Thursday, April 9, 2009

Merchandising & Design: New vs. Old

It might be said that truly great merchandisers—maybe even designers—buy or create for themselves. Whether or not that is true, all great merchandisers and designers I have met have a very concrete idea of their customers. Mostly, in the past, they have derived this concept of their ideal customer from their very rich imaginations, acute observation of society, intuitive understanding about art and culture, and a general feel for the Zeitgeist. When all of this comes together, they express their creativity by discovering the next got-to-have-it handbag or knowing that lime green is this season’s accent color or putting their design sensibility to work creating the newest, perfect little black cocktail dress.

Regardless of how much data is now being poured into the design and buying process, how much neuroscience is playing a part in probing the brains of consumers, the simple fact remains that merchandising and design remain more art than science. But how this creativity is applied makes all the difference: Do you as a designer seek to impart your vision to your customers? Or do you seek to meet your customers’ needs and wants in an attempt to fuse your design sensibility with your customers’? The former attitude involves a creative projection onto the world; the latter point of view suggests collaboration or, perhaps more cynically, meeting the market demands of your customer demography.

Having spent a large part of my career writing about and consulting in multichannel marketing, I have observed some of the country’s most savvy and successful merchandisers. To a person, every merchandiser has a highly developed sense of the customer they buy or design for. She has a name, a look, a family. They know what car she drives, what she does for a living. Where she lives, the colors she loves, the schools she went to. They know her hobbies, her frailties. How much money she’s likely to spend on clothing, on her home, on her children. She has become a video clip embedded into the merchandiser’s brain. In the catalog world, some of the best known merchandisers out of this school are Roger Horchow, Lillian Vernon, and Chuck Williams, to name a very few.

Merchandisers in the catalog world, unlike in-store retail, had the opportunity to develop well-defined points of view, find the products that expressed them, and, then, seek out the customers who wanted to share that vision through trial-and-error mailings. In-store retailers, although they might have had an equally well-articulated aesthetic, needed to advertise to find enough local customers who found their merchandise assortment appealing to drive them into the store. As a result, their vision needed to be broader to hit the numbers that would result in enough traffic to make sales.

The internet has changed the game. At its best, the internet brings one to many, many to one—your voice, vision or products can be heard, viewed or bought by the world, whether you reside in Kansas City or Katmandu. The internet allows merchandisers to find highly specific niche markets or to provide more mass appeal products—the former resulting in the SEM game; the latter a battle for customers through discounting.

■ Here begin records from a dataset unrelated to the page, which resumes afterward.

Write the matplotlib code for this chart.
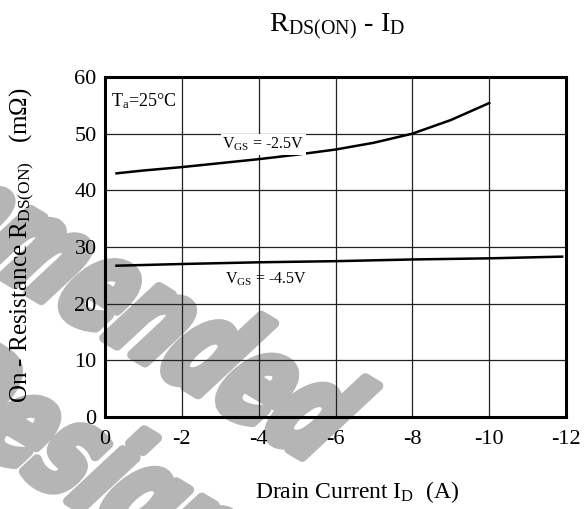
import matplotlib
matplotlib.use('Agg')
import matplotlib.pyplot as plt
import matplotlib.patheffects as pe
from matplotlib.transforms import Affine2D

plt.rcParams['font.family'] = ['Liberation Serif', 'DejaVu Serif']
plt.rcParams['mathtext.fontset'] = 'custom'
plt.rcParams['mathtext.rm'] = 'Liberation Serif'
plt.rcParams['mathtext.it'] = 'Liberation Serif'

# R_DS(on) vs drain current, Ta = 25C
id_25 = [-0.3, -1, -2, -3, -4, -5, -6, -7, -8, -9, -10]
rds_25 = [43.0, 43.5, 44.1, 44.8, 45.5, 46.3, 47.2, 48.4, 50.0, 52.4, 55.4]

id_45 = [-0.3, -2, -4, -6, -8, -10, -11.9]
rds_45 = [26.7, 27.0, 27.3, 27.5, 27.8, 28.0, 28.3]

x_ticks = [0, -2, -4, -6, -8, -10, -12]
y_ticks = [0, 10, 20, 30, 40, 50, 60]

GREY = '#b5b5b5'


class Condensed(pe.AbstractPathEffect):
    """Squeeze and slant the glyphs, then fill them with a fat outline."""

    def __init__(self, sx=0.66, slant=16, lw=7, color=GREY):
        super().__init__()
        self.sx, self.slant, self.lw, self.color = sx, slant, lw, color

    def draw_path(self, renderer, gc, tpath, affine, rgbFace=None):
        aff = Affine2D().scale(self.sx, 1).skew_deg(self.slant, 0) + affine
        gc0 = renderer.new_gc()
        gc0.copy_properties(gc)
        gc0.set_linewidth(self.lw)
        gc0.set_foreground(self.color)
        gc0.set_joinstyle('round')
        renderer.draw_path(gc0, tpath, aff, rgbFace)
        gc0.restore()


W, H = 587, 509
fig = plt.figure(figsize=(W / 100, H / 100), dpi=100)
ax = fig.add_axes([105 / W, 1 - 417 / H, 461 / W, 340 / H])
ax.set_facecolor('none')

# watermark behind the plot
wm = dict(color=GREY, fontsize=95, fontweight='bold', family='DejaVu Sans',
          rotation=-31, rotation_mode='anchor', ha='left', va='baseline',
          zorder=-5, path_effects=[Condensed()])
fig.text(-312 / W, 421 / H, 'Recommended', **wm)
fig.text(-450 / W, 319 / H, 'for New Design', **wm)

ax.plot(id_25, rds_25, color='black', lw=1.8)
ax.plot(id_45, rds_45, color='black', lw=1.8)

ax.set_xlim(0, -12)
ax.set_ylim(0, 60)
ax.set_xticks(x_ticks)
ax.set_yticks(y_ticks)
ax.set_xticklabels([str(v) for v in x_ticks])
ax.tick_params(length=0, labelsize=16)
ax.tick_params(axis='y', pad=6)
ax.tick_params(axis='x', pad=9)
ax.grid(True, color='#222222', lw=0.9)
for s in ax.spines.values():
    s.set_linewidth(2.2)

ax.text(-0.15, 55.8, 'T$_\\mathregular{a}$=25°C', fontsize=13, va='center')
ax.text(-3.05, 48.1, r'V$_\mathregular{GS}$ = -2.5V', fontsize=11.5, va='center',
        bbox=dict(facecolor='white', edgecolor='none', pad=1))
ax.text(-3.12, 24.3, r'V$_\mathregular{GS}$ = -4.5V', fontsize=11.5, va='center')

fig.text(337 / W, 1 - 27 / H, r'R$_\mathregular{DS(ON)}$ - I$_\mathregular{D}$',
         fontsize=20.5, ha='center', va='center')
fig.text(357 / W, 1 - 492 / H, r'Drain Current I$_\mathregular{D}$  (A)',
         fontsize=17, ha='center', va='center')
fig.text(22 / W, 1 - 245 / H, r'On - Resistance R$_\mathregular{DS(ON)}$   (m$\Omega$)',
         fontsize=18, ha='center', va='center', rotation=90)

fig.savefig('out.png', dpi=100)
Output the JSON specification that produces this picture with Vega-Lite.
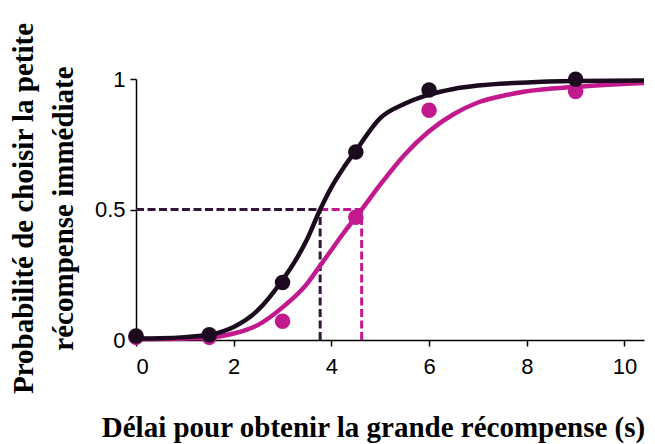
{
  "$schema": "https://vega.github.io/schema/vega-lite/v6.json",
  "width": 508,
  "height": 261,
  "autosize": {"type": "none"},
  "padding": {"left": 136, "top": 79, "right": 11, "bottom": 104},
  "background": "white",
  "config": {
    "view": {"stroke": null},
    "axis": {
      "grid": false,
      "domainColor": "#000000",
      "tickColor": "#000000",
      "domainWidth": 1.5,
      "tickWidth": 1.5,
      "tickSize": 6,
      "labelFont": "Liberation Sans",
      "labelFontSize": 22,
      "labelColor": "#000000",
      "titleFont": "Liberation Serif",
      "titleFontSize": 29,
      "titleFontWeight": "bold",
      "titleColor": "#000000"
    }
  },
  "datasets": {
    "courbes": [
      {"groupe": "noir", "delai": 0, "prob": 0.006},
      {"groupe": "noir", "delai": 0.5, "prob": 0.007},
      {"groupe": "noir", "delai": 1, "prob": 0.011},
      {"groupe": "noir", "delai": 1.5, "prob": 0.02},
      {"groupe": "noir", "delai": 2, "prob": 0.05},
      {"groupe": "noir", "delai": 2.5, "prob": 0.115},
      {"groupe": "noir", "delai": 3, "prob": 0.23},
      {"groupe": "noir", "delai": 3.25, "prob": 0.3},
      {"groupe": "noir", "delai": 3.5, "prob": 0.385},
      {"groupe": "noir", "delai": 3.77, "prob": 0.5},
      {"groupe": "noir", "delai": 4, "prob": 0.585},
      {"groupe": "noir", "delai": 4.25, "prob": 0.66},
      {"groupe": "noir", "delai": 4.5, "prob": 0.725},
      {"groupe": "noir", "delai": 5, "prob": 0.85},
      {"groupe": "noir", "delai": 5.5, "prob": 0.905},
      {"groupe": "noir", "delai": 6, "prob": 0.94},
      {"groupe": "noir", "delai": 6.5, "prob": 0.962},
      {"groupe": "noir", "delai": 7, "prob": 0.975},
      {"groupe": "noir", "delai": 8, "prob": 0.987},
      {"groupe": "noir", "delai": 9, "prob": 0.992},
      {"groupe": "noir", "delai": 10.4, "prob": 0.994},
      {"groupe": "magenta", "delai": 0, "prob": 0.003},
      {"groupe": "magenta", "delai": 0.5, "prob": 0.004},
      {"groupe": "magenta", "delai": 1, "prob": 0.006},
      {"groupe": "magenta", "delai": 1.5, "prob": 0.01},
      {"groupe": "magenta", "delai": 2, "prob": 0.025},
      {"groupe": "magenta", "delai": 2.5, "prob": 0.058},
      {"groupe": "magenta", "delai": 3, "prob": 0.125},
      {"groupe": "magenta", "delai": 3.5, "prob": 0.215},
      {"groupe": "magenta", "delai": 3.77, "prob": 0.285},
      {"groupe": "magenta", "delai": 4, "prob": 0.345},
      {"groupe": "magenta", "delai": 4.25, "prob": 0.41},
      {"groupe": "magenta", "delai": 4.62, "prob": 0.5},
      {"groupe": "magenta", "delai": 5, "prob": 0.595},
      {"groupe": "magenta", "delai": 5.5, "prob": 0.71},
      {"groupe": "magenta", "delai": 6, "prob": 0.8},
      {"groupe": "magenta", "delai": 6.5, "prob": 0.865},
      {"groupe": "magenta", "delai": 7, "prob": 0.91},
      {"groupe": "magenta", "delai": 7.5, "prob": 0.935},
      {"groupe": "magenta", "delai": 8, "prob": 0.953},
      {"groupe": "magenta", "delai": 9, "prob": 0.97},
      {"groupe": "magenta", "delai": 10.4, "prob": 0.985}
    ],
    "points": [
      {"groupe": "magenta", "delai": 0, "prob": 0.01},
      {"groupe": "magenta", "delai": 1.5, "prob": 0.01},
      {"groupe": "magenta", "delai": 3, "prob": 0.072},
      {"groupe": "magenta", "delai": 4.5, "prob": 0.47},
      {"groupe": "magenta", "delai": 6, "prob": 0.88},
      {"groupe": "magenta", "delai": 9, "prob": 0.952},
      {"groupe": "noir", "delai": 0, "prob": 0.015},
      {"groupe": "noir", "delai": 1.5, "prob": 0.02},
      {"groupe": "noir", "delai": 3, "prob": 0.22},
      {"groupe": "noir", "delai": 4.5, "prob": 0.72},
      {"groupe": "noir", "delai": 6, "prob": 0.958},
      {"groupe": "noir", "delai": 9, "prob": 0.999}
    ],
    "seuils": [
      {"groupe": "noir", "delai": 0, "delai_fin": 3.77, "prob": 0.5, "prob_fin": 0.5},
      {"groupe": "noir", "delai": 3.77, "delai_fin": 3.77, "prob": 0, "prob_fin": 0.5},
      {"groupe": "magenta", "delai": 3.77, "delai_fin": 4.62, "prob": 0.5, "prob_fin": 0.5},
      {"groupe": "magenta", "delai": 4.62, "delai_fin": 4.62, "prob": 0, "prob_fin": 0.5}
    ]
  },
  "encoding": {
    "x": {
      "field": "delai",
      "type": "quantitative",
      "scale": {"domain": [0, 10.4], "nice": false, "zero": false},
      "axis": {
        "title": "Délai pour obtenir la grande récompense (s)",
        "values": [0, 2, 4, 6, 8, 10],
        "labelPadding": 10,
        "titleBaseline": "alphabetic",
        "titleX": 237,
        "titleY": 96
      }
    },
    "y": {
      "field": "prob",
      "type": "quantitative",
      "scale": {"domain": [0, 1], "nice": false},
      "axis": {
        "title": ["Probabilité de choisir la petite", "récompense immédiate"],
        "titleLineHeight": 40,
        "titleBaseline": "alphabetic",
        "titleX": -104,
        "titleY": 129,
        "values": [0, 0.5, 1],
        "format": "~g",
        "labelPadding": 5
      }
    },
    "color": {
      "field": "groupe",
      "type": "nominal",
      "scale": {"domain": ["noir", "magenta"], "range": ["#1c0b1e", "#c2198e"]},
      "legend": null
    }
  },
  "layer": [
    {
      "data": {"name": "seuils"},
      "mark": {"type": "rule", "strokeWidth": 3, "strokeDash": [8, 3.5]},
      "encoding": {
        "x2": {"field": "delai_fin"},
        "y2": {"field": "prob_fin"},
        "color": {
          "field": "groupe",
          "type": "nominal",
          "scale": null
        },
        "stroke": {
          "field": "groupe",
          "type": "nominal",
          "scale": {"domain": ["noir", "magenta"], "range": ["#34163a", "#c2198e"]},
          "legend": null
        }
      }
    },
    {
      "data": {"name": "courbes"},
      "transform": [{"filter": "datum.groupe === 'magenta'"}],
      "mark": {"type": "line", "strokeWidth": 4.5, "interpolate": "monotone"},
      "encoding": {}
    },
    {
      "data": {"name": "points"},
      "transform": [{"filter": "datum.groupe === 'magenta'"}],
      "mark": {"type": "circle", "size": 240, "opacity": 1},
      "encoding": {}
    },
    {
      "data": {"name": "courbes"},
      "transform": [{"filter": "datum.groupe === 'noir'"}],
      "mark": {"type": "line", "strokeWidth": 4.5, "interpolate": "monotone"},
      "encoding": {}
    },
    {
      "data": {"name": "points"},
      "transform": [{"filter": "datum.groupe === 'noir'"}],
      "mark": {"type": "circle", "size": 240, "opacity": 1},
      "encoding": {}
    }
  ]
}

For designers, in the new world of instant verbal and visual communications via internet and digital photography, the prospect of creating new products and getting them to market before a competitor has become daunting. Even couturiers can hardly keep a collection together during a season. Just hours after a collection debuts on the runway, manufacturers have already copied the best, which, in some cases, might even appear in a store in just over a week. The result: the consumer gets the “look” at a fraction of the price, but the “look” is already passé. It’s far worse than the decline in price of a new car when it’s driven off the lot.

With an increasing number of outlets for product—also due to the internet, which has a comparatively low barrier to entry—companies can quickly react to new products and, in the case of low-cost copiers or rip-off artists, can undercut and under price new, hoped-for best sellers. Of course, copying best sellers is nothing new, but the speed with which it’s occurring is startling.

Designers now are producing far more than Fall/Winter and Spring/Summer Collections. Pre-Resort, Resort, Spring, Autumn—whatever—Collections abound, and most designers can hardly afford to design and turn around a full new line in these short time frames—let alone create an inspired, compelling line that women want to have.

Rather than simply imparting your vision or catering to a particular demographic, there is a new approach to design and merchandising, let’s call it the wiki approach—one that works collaboratively not just with the Design Team but with the customer herself.